The film was a melding of two Terence Rattigan one act plays, which he adapted to the screen with John Gay. Delbert Mann directs with steadiness, allowing the drama to flourish without anyone going over the edge. The sparks are there, but never in incredulous suberabundance. The final mystery which is brilliantly unraveled is whether Gladys Cooper will prevail in getting Niven to leave the establishment after it is learned that he has been involved in a local scandal at a cinema. The resolution is deftly handled, dramatic without histrionics, which was the hallmark of the entire cinema gem. Deborah Kerr's future also hangs in the balance with her ultimate decision.

Rating: 5 stars
Summary: out of the madding crowd
Review: These separate tables and that discreet hotel I think are the equivalent to the abbeys of the Middle Age in Europe. In effect, not all people are strong enough to affront usual, daily life, with his defying , and some found by then a quiet way of life professing religion, believers or not, escaping of wars, abuses of the noblesse, etc. The lodgers of this film aren't religious, but excepting the writer played by Burt Lancaster the mundane personage of Rita Hayworth and the proprietary of the hotel, all others are people with a weak ego, unable for common life and some practically touching the tragedy, as the pathetic retired major who truly never fought, living of pure fantasy played by David Niven who has to find sex in dark cinema halls, and the poor girl represented by Deborah Kerr, annulated by her malignant castrating mother.
This movie moves me as I think people as these are more common than Herculean, steel heroes as usual, and at last, in his way, they are heroes also.

Rating: 5 stars
Summary: Classy entertainment
Review: This is a superb film that stars Rita Hayworth, Deborah Kerr, David Niven and Burt Lancaster as guests staying at an English seaside resort named Beauregard Hotel. Each of the guests contends with different problems and complications, but the one thing in common is their loneliness. Rita Hayworth is a woman whose vanity hides her fear of growing old alone. She tries to make another go of her marriage to an alcoholic writer named John Malcolm (Burt Lancaster). John however is in love with Pat Cooper (Wendy Hiller) the hotel's manager. Deborah Kerr is Sibyl Railton-Bell, a shy spinster who is dominated by her mother (Gladys Cooper). Sibyl has feelings for Major Pollack (David Niven) a supposed war hero that hides a dark secret. This is a very captivating film with excellent performances and good dialogue. Also starring are Cathleen Nesbitt, Felix Aylmer and Rod Taylor. This is a very complex and mature film that deserves multiple viewings. HIGHLY RECOMMENDED!

Rating: 5 stars
Summary: Top Billing for the Entire Cast!
Review: When Separate Tables was released, the agents of Deborah Kerr and Rita Hayworth fought for top billing in the opening credits. It's easy to understand after viewing this powerful film. Separate Tables is a great study in human nature and relationships among people who are far from faultless.

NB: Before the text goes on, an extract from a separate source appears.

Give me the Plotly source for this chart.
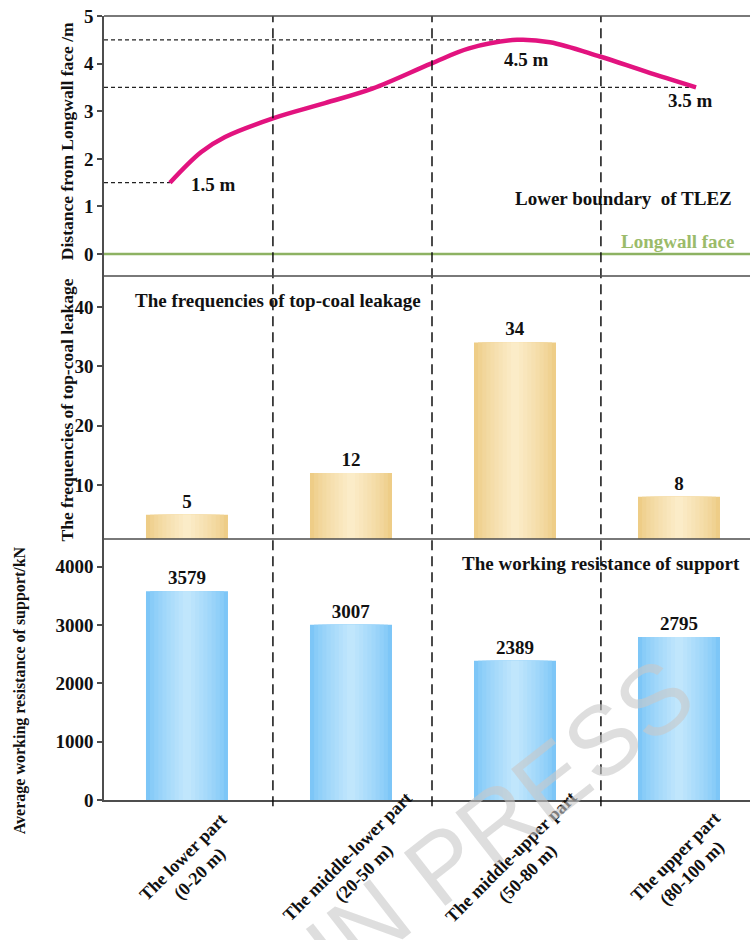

Burt Lancaster displays both intense anger and hopeless longing as his former wife Rita Hayworth comes back into his life. David Niven (who won an Oscar for this role) is superb as the military man with a past. Watch Niven as he is confronted with the truth about himself and how he interacts with his friends and those who once were his friends. The strength of the film is in its casting. In the hands of lesser actors, the film would turn into a very sappy melodrama. I am anxious to view the film again just to catch all the subtle facial expressions that these wonderful actors use to make their characters even more believable. A great ensemble, a great film.